加里質肥料の中では、塩化加里(KCl)と硫酸加里(K2SO4)が最もよく使われます。塩化加里はコスト面から好まれることが多く、稲作の施肥計画の一環として、播種直前や栄養生長期(通常、分げつ期の初期)に施用されるのが一般的です。
石灰&苦土
イネは他の作物よりも石灰(Ca)と苦土(Mg)の要求量が少ないとされており、これら2つの元素の吸収量は、生殖生育期には減少する傾向があり、出穂初期の段階で一定化します。

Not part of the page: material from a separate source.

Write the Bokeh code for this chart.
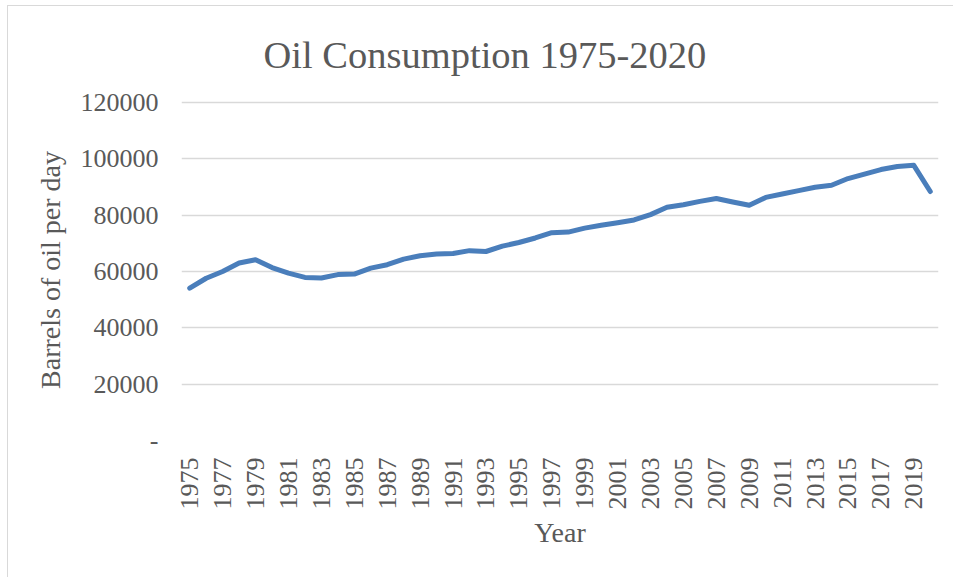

また、稈のカルシウム濃度はマグネシウムよりも高いとされています。
稲作における持続可能性のためのベストプラクティス
持続可能性を向上させ、稲作が環境に与える影響を軽減するためには、いくつかの効果的な栽培方法を検討する必要があります。これらの実践は、水質の保全、生物多様性の保全、温室効果ガスの排出抑制、残留農薬ゼロ米の達成を目的としています。
水の管理に関しては、農薬を使用した後、数日間は水の循環を遅らせることが重要です。こうすることで、使用した薬液の排出が抑制され、水質汚染のリスクが軽減されます。さらに、化学除草には、雑草を抑え、土壌の健全性を高めるグリーンマルチなどの農法も併用すべきです。また、田んぼに冬期湛水することで、雑草を減らし、水鳥の飛来を促すことができます。
病害防除においては、水管理や耐病性品種の選択など、適切な農学的手法を導入し、薬剤処理の必要性を減らすことが重要です。
温室効果ガス、特にメタンと亜酸化窒素の排出を軽減するために、さまざまな農業技術を選択することが可能です。例えば、最高分げつ期前の中干し期間の延長は、温室効果ガスの排出を大幅に削減することができます。また、稲わらを取り除いて堆肥やバイオ炭に利用すれば、土壌の炭素を保護し、温室効果ガスの排出を削減することができます。
最後に、これらの実践はすべて、残留農薬を最小限に抑え、高い生産収量を維持し、環境への影響を抑える残留農薬ゼロ米の実現に貢献します。